This year, 105 Australians have died from the flu.
26 Victorians.
25 Queenslanders.
37 New South Welshman.
17 South Australians.
Annique’s 61-year-old uncle Mark was one of these numbers.
He died one week ago.
Listen to Annique’s story on The Quicky. Post continues after podcast.
“I might be coming down with something,” Mark had told Annique when she’d invited him around on Mother’s Day. “I feel a bit off.”
Three days later, the family checked in on him. “Do you need anything?” they asked.
“No no, I am fine, I don’t want you to catch it, but I am definitely out of the woods, I feel so much better, I am going to cook up a nice meal tonight,” he replied.
Two days later, he collapsed in the bathroom.
The next morning he was in the ICU on life support.
“His kidneys are failing,” the family was told by Mark’s shocked doctor who had only done a full panel of normal bloods two weeks earlier.
The next day, Sunday, he started to turn blue.
“We couldn’t fathom what we were looking at, just a week ago he was uncle Mark, he was bubbly, he was bright,” Annique told The Quicky.
On the Monday, the family was told to say goodbye, and made the excruciating decision to remove his life support tubes.
Mark took one breath, and died.
The cruel irony was he had booked in for his flu shot that very day.
In two weeks, Mark came down with and died from influenza A.
It’s highly contagious and can be spread to anyone in a six foot radius in one cough or sneeze.

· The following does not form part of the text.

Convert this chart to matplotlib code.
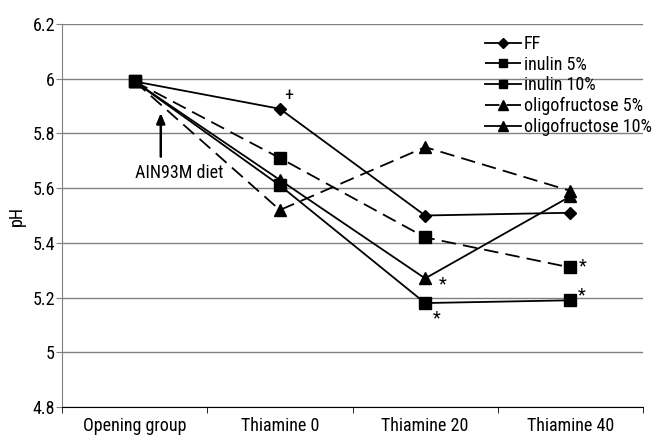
import matplotlib
matplotlib.use("Agg")
import matplotlib.pyplot as plt
from matplotlib import font_manager as fm

names = {f.name for f in fm.fontManager.ttflist}
chosen = None
for cand in ['Liberation Sans Narrow', 'Roboto Condensed', 'Archivo Narrow', 'PT Sans Narrow',
             'Fira Sans Condensed', 'IBM Plex Sans Condensed', 'Open Sans Condensed']:
    if cand in names:
        chosen = cand
        break
plt.rcParams['font.family'] = ([chosen] if chosen else []) + ['Liberation Sans', 'DejaVu Sans']
FS = 13 if chosen else 11

categories = ["Opening group", "Thiamine 0", "Thiamine 20", "Thiamine 40"]
ff = [5.99, 5.89, 5.50, 5.51]
inulin5 = [5.99, 5.71, 5.42, 5.31]
inulin10 = [5.99, 5.61, 5.18, 5.19]
oligo5 = [5.99, 5.52, 5.75, 5.59]
oligo10 = [5.99, 5.63, 5.27, 5.57]
yticks = [4.8, 5.0, 5.2, 5.4, 5.6, 5.8, 6.0, 6.2]
yticklabels = ["4.8", "5", "5.2", "5.4", "5.6", "5.8", "6", "6.2"]

fig = plt.figure(figsize=(6.53, 4.37), dpi=100)
ax = fig.add_axes([62/653, 1-407/437, (643-62)/653, (407-24)/437])

x = list(range(len(categories)))
dash = (0, (8, 4))
lw = 1.3
ax.plot(x, ff, color='black', lw=lw, marker='D', ms=6, label='FF', zorder=3)
ax.plot(x, inulin5, color='black', lw=lw, ls=dash, marker='s', ms=8, label='inulin 5%', zorder=3)
ax.plot(x, inulin10, color='black', lw=lw, marker='s', ms=8, label='inulin 10%', zorder=3)
ax.plot(x, oligo5, color='black', lw=lw, ls=dash, marker='^', ms=9, label='oligofructose 5%', zorder=3)
ax.plot(x, oligo10, color='black', lw=lw, marker='^', ms=9, label='oligofructose 10%', zorder=3)

ax.set_ylim(4.8, 6.2)
ax.set_yticks(yticks)
ax.set_yticklabels(yticklabels)
ax.set_xlim(-0.5, 3.5)
ax.set_xticks(x)
ax.set_xticklabels(categories)
ax.set_xticks([-0.5, 0.5, 1.5, 2.5, 3.5], minor=True)
ax.tick_params(axis='x', which='major', length=0, pad=7, labelsize=FS)
ax.tick_params(axis='x', which='minor', length=4, color='black')
ax.tick_params(axis='y', length=4, color='#808080', labelsize=FS, pad=1)
ax.yaxis.grid(True, color='#808080', lw=1)
ax.set_axisbelow(True)
for s in ['top', 'right']:
    ax.spines[s].set_visible(False)
ax.spines['left'].set_color('#808080')
ax.spines['bottom'].set_color('black')
ax.set_ylabel('pH', fontsize=FS, labelpad=5)

# significance marks
ax.annotate('+', xy=(x[1], ff[1]), xytext=(9, 13), textcoords='offset pixels',
            ha='center', va='center', fontsize=FS)
ax.annotate('*', xy=(x[2], oligo10[2]), xytext=(18, -6), textcoords='offset pixels',
            ha='center', va='center', fontsize=FS)
ax.annotate('*', xy=(x[2], inulin10[2]), xytext=(12, -15), textcoords='offset pixels',
            ha='center', va='center', fontsize=FS)
ax.annotate('*', xy=(x[3], inulin5[3]), xytext=(12, 1), textcoords='offset pixels',
            ha='center', va='center', fontsize=FS)
ax.annotate('*', xy=(x[3], inulin10[3]), xytext=(11, 5), textcoords='offset pixels',
            ha='center', va='center', fontsize=FS)

# AIN93M diet arrow
ax.annotate('', xy=(0.18, 5.875), xytext=(0.18, 5.715),
            arrowprops=dict(arrowstyle='-|>,head_length=0.6,head_width=0.25',
                            color='black', lw=1.8, shrinkA=0, shrinkB=0))
ax.text(0.31, 5.655, 'AIN93M diet', ha='center', va='center', fontsize=FS)

leg = ax.legend(loc='upper left', bbox_to_anchor=(485/653, 1-35/437),
                bbox_transform=fig.transFigure, frameon=False, fontsize=FS,
                borderpad=0, borderaxespad=0, handlelength=2.0, handletextpad=0.15,
                labelspacing=0.15, markerscale=0.8)

fig.savefig('out.png', dpi=100)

Health authorities around the country are begging Australians to get the flu shot.
Diagnoses are currently twice the five year average and that’s just counting those who are going to their GP.
Why is it so high?
Because the flu is ever evolving and hard to predict year on year.
“The influenza vaccine is designed to cover all the strains of the virus that cause illness but they come in many different types,” Professor Kanta Subbarao from the World Health Organisation’s collaborative centre for influenza research told The Quicky.